→ **Challenge**
Leaving out all pictures, please print only the lines from the one containing "Reproduce this chart with Bokeh." through the one containing "y_lo, y_hi = 0.998, 1.0".

→ **Data entries**
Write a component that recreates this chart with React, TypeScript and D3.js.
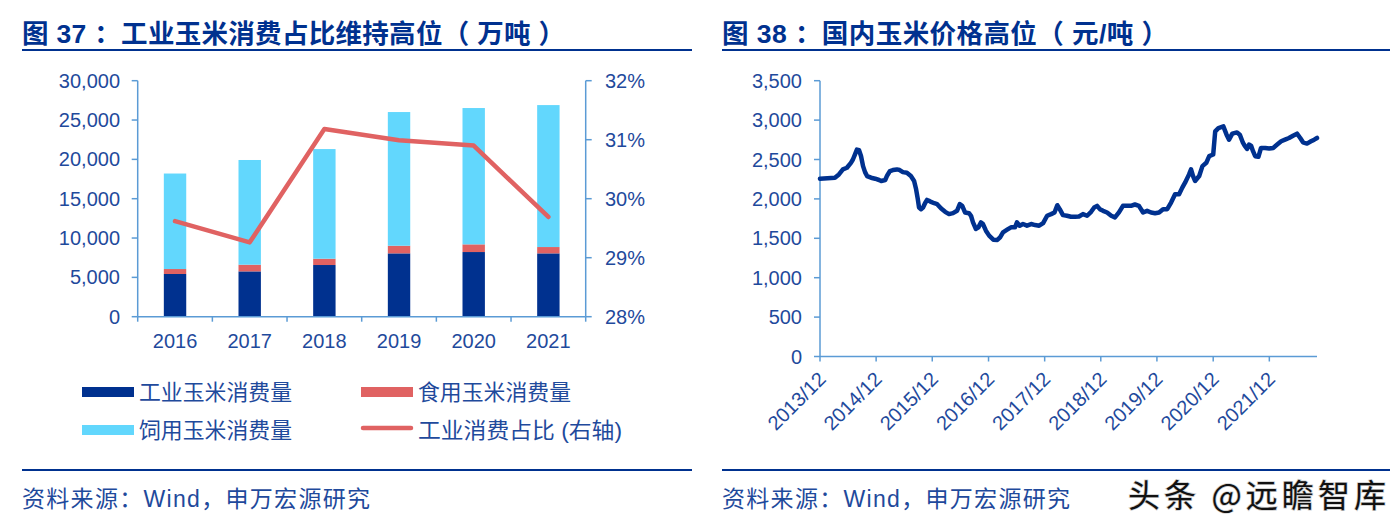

--

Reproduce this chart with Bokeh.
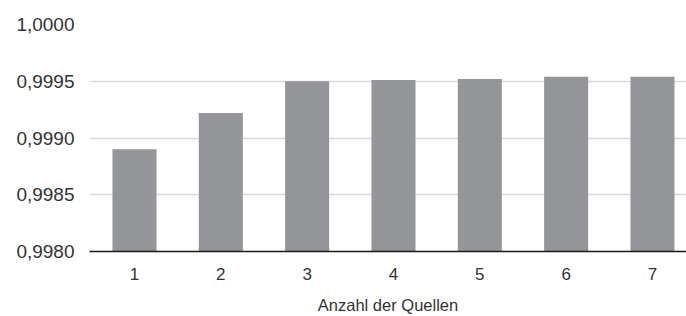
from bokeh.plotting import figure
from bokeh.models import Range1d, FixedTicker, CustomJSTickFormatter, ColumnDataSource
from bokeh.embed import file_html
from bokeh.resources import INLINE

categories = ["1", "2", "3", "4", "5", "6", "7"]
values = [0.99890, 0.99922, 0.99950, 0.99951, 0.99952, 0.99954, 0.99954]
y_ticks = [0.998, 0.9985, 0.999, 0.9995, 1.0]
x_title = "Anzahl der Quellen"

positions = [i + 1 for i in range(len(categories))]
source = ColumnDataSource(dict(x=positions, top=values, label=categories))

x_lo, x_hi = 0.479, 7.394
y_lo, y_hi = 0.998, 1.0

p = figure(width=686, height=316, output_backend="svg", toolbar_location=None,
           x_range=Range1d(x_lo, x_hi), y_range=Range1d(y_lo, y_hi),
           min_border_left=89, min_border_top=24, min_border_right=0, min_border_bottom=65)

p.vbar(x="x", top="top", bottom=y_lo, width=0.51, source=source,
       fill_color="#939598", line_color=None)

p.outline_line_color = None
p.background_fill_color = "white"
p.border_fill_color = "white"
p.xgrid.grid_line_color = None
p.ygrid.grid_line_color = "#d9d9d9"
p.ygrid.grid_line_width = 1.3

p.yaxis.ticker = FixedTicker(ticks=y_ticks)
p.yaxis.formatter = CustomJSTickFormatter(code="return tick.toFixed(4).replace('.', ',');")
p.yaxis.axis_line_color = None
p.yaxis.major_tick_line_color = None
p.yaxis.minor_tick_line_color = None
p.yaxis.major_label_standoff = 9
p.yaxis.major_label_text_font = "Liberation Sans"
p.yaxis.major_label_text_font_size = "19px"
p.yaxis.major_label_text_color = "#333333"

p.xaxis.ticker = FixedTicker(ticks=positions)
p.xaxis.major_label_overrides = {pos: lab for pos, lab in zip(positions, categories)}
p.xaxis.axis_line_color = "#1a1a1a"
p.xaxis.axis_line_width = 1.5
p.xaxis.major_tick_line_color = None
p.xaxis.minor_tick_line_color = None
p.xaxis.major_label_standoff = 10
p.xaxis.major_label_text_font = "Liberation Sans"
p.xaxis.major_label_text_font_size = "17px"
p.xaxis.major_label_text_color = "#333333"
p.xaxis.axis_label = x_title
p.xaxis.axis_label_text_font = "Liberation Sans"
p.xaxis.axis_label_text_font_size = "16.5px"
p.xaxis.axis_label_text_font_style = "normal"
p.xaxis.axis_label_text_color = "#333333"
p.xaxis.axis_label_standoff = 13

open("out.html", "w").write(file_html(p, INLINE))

→ **Correct result**
Reproduce this chart with Bokeh.
from bokeh.plotting import figure
from bokeh.models import Range1d, FixedTicker, CustomJSTickFormatter, ColumnDataSource
from bokeh.embed import file_html
from bokeh.resources import INLINE

categories = ["1", "2", "3", "4", "5", "6", "7"]
values = [0.99890, 0.99922, 0.99950, 0.99951, 0.99952, 0.99954, 0.99954]
y_ticks = [0.998, 0.9985, 0.999, 0.9995, 1.0]
x_title = "Anzahl der Quellen"

positions = [i + 1 for i in range(len(categories))]
source = ColumnDataSource(dict(x=positions, top=values, label=categories))

x_lo, x_hi = 0.479, 7.394
y_lo, y_hi = 0.998, 1.0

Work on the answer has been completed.